Exercise 2.7.5 of the probabilistic method

Question

Let $H$ be a graph, and let $n > |V(H)|$ be an integer.Suppose there is a graph on $n$ vertices and $t$ edges containing no copy of $H$, and suppose that $tk>n^2\log_en$. Show that there is a coloring of the edges of the complete graph on $n$ vertices by $k$ colors with no monochromatic copy of $H$.

Answer 1

About $3$ years ago, I downloaded a solution manual from https://radimentary.files.wordpress.com/2017/03/solutions_compilation.pdf, but this link no longer works. The author was Xiaoyu He. Maybe you can find it.

Anyway, here's a sketch of his solution to this problem.

Let $G$ be the graph with $n$ vertices and $t$ edges containing no copy of $H$. Consider $K_n$ as a labeled graph, make $k$ independent random relabelings of $G$ and color them with colors $1$ through $k$. Viewing the labeled copies of $G$ as subgraphs, of the labeled $K_n$, color each edge of $K_n$ with the color of the first copy of $G$ that it shows up in. Then $K_n$ contains no monochromatic $H$, because none of the $G$'s does.

To complete the proof, it must be shown that there is a non-zero probability that the $G$'s cover all the edges of $K_n$ so that the coloring described above can actually be carried out. A straightforward calculation shows that the expected number of uncolored edges is $<1$, so there must be a complete coloring.

Answer 2

Below is my solution when I met the problem in my homework before.

When $|V(H)| \leq 1$, it's not so meaningful, so we only need to care about the cases when $|V(H)| \geq 2$, and then $n \geq |V(H)| + 1 \geq 3$.

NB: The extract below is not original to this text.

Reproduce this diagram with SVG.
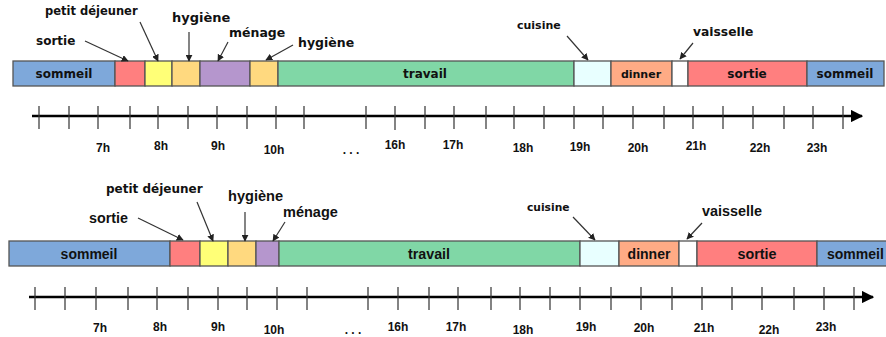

Let $G$ be such a graph on $n$ vertices and $t$ edges containing no copy of $H$. As we supposed that $tk > n^2 \log_e n > \binom{n}{2}$, maybe we can find some way to paste $k$ monochromatic copies of $G$ onto $K_n$ (some edges may be colored more than once, among the colors they are colored in, choosing any one can make the conclusion hold), where each edge is colored and no copy of $H$ exists in the graph.

So, let's randomly paste $k$ monochromatic copies of $G$ onto $K_n$, mathematically speaking, let $V(G) = [n]$ and $V(K_n) = \{v_i\}_{i \in [n]}$, for each color, we randomly pick a permutation of $[n]$, $\sigma: [n] \rightarrow \sigma([n])$, then for all $(i, j) \in E(V(G))$, we color the edge $(v_{\sigma(i)}, v_{\sigma(j)})$ in $K_n$ in that color (if it's already colored, then we simply recolor it). Let $X$ be the random variable of edges not colored, which is naturally the summation of $X_e$, the indicator random variable of $e$ being not colored, for all $e \in E(K_n)$, thus clearly, $$E[X_e] = (1 - \frac{2t(n-2)!}{n!})^k = (1 - \frac{2t}{n(n-1)})^k.$$ Therefore, \begin{align*} E[X] = & \sum_e E[X_e] \\ = & \sum_e (1 - \frac{2t}{n(n-1)})^k \\ = & \binom{n}{2} (1 - \frac{2t}{n(n-1)})^k \\ \leq & \frac{n(n-1)}{2} e^{-\frac{2tk}{n(n-1)}} \\ < & \frac{n^2}{2} e^{-2\log_e n} \\ = & \frac{1}{2}, \end{align*} as $X$ is an integer, there is a coloring by pasting $k$ monochromatic copies of $G$ with $X = 0$, i.e., each edge is colored, completing the proof.